The Tcho-Tcho are first mentioned in August Derleth's 1933 short story "The Thing That Walked on the Wind", in which a character refers in passing to "the forbidden and accursed designs of the Tcho-Tcho people of Burma". Later that year, in "Lair of the Star-Spawn", co-written with Mark Shorer, Derleth expanded on the Tcho-Tcho, describing them as a short, hairless people that worship Lloigor and Zhar.

In H. P. Lovecraft's "The Shadow Out of Time" (1936), they are described as "abominable".

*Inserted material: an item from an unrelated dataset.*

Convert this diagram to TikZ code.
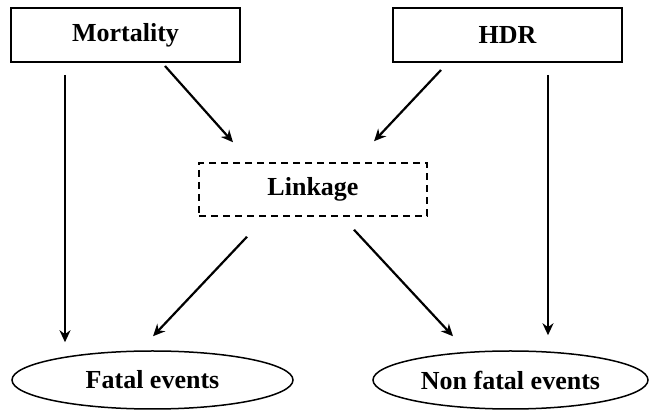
\documentclass[tikz,border=0pt]{standalone}
\usepackage{fontspec}
\setmainfont{Liberation Serif}
\usetikzlibrary{shapes.geometric,arrows.meta}
\begin{document}
\begin{tikzpicture}[x=1pt,y=-1pt,
  box/.style={draw, line width=2pt, minimum width=229pt, minimum height=54pt, inner sep=0pt, font=\fontsize{26}{31}\selectfont\bfseries},
  linkbox/.style={draw, line width=1.5pt, dash pattern=on 7pt off 5pt, minimum width=228pt, minimum height=53pt, inner sep=0pt, font=\fontsize{26}{31}\selectfont\bfseries},
  outcome/.style={ellipse, draw, line width=1.5pt, minimum height=58pt, inner sep=0pt, font=\fontsize{26}{31}\selectfont\bfseries},
  arr/.style={line width=2.2pt, -{Stealth[length=12pt,width=11pt]}}]
\useasboundingbox (0,0) rectangle (649,411);
\node[box] (mort) at (125.5,35){Mortality};
\node[box] (hdr) at (507.5,35){HDR};
\node[linkbox] (link) at (313,189.5){Linkage};
\node[outcome, minimum width=281pt] (fatal) at (152.5,380){Fatal events};
\node[outcome, minimum width=275pt] (nonfatal) at (510.5,380){Non fatal events};
\draw[arr]([shift={(-60.5,12)}]mort.south) -- ([shift={(-87.5,-8)}]fatal.north);
\draw[arr]([shift={(39.5,3)}]mort.south) -- ([shift={(-80,-20)}]link.north);
\draw[arr]([shift={(-66.5,7)}]hdr.south) -- ([shift={(61,-21)}]link.north);
\draw[arr]([shift={(40.5,12)}]hdr.south) -- ([shift={(37.5,-15)}]nonfatal.north);
\draw[arr]([shift={(-66,20)}]link.south) -- ([shift={(0.5,-14)}]fatal.north);
\draw[arr]([shift={(41,13)}]link.south) -- ([shift={(-57.5,-14)}]nonfatal.north);
\end{tikzpicture}
\end{document}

In T. E. D. Klein's novella Black Man with a Horn, first published in New Tales of the Cthulhu Mythos in 1980, the Tcho-Tchos are described by an American missionary who has met them as "the nastiest people who ever lived.... They'd been living way up in those hills I don't know how many centuries, and whatever it is they were doing, they weren't going to let a stranger in on it".

In the Delta Green role playing game, the Tcho-Tcho are said to be cannibalistic criminals devoted to the worship of the Great Old Ones.

Tcho-Tchos attack Charles Fort and Arthur Conan Doyle on a couple of occasions in Gordon Rennie and Frazer Irving's 2000 AD strip Necronauts.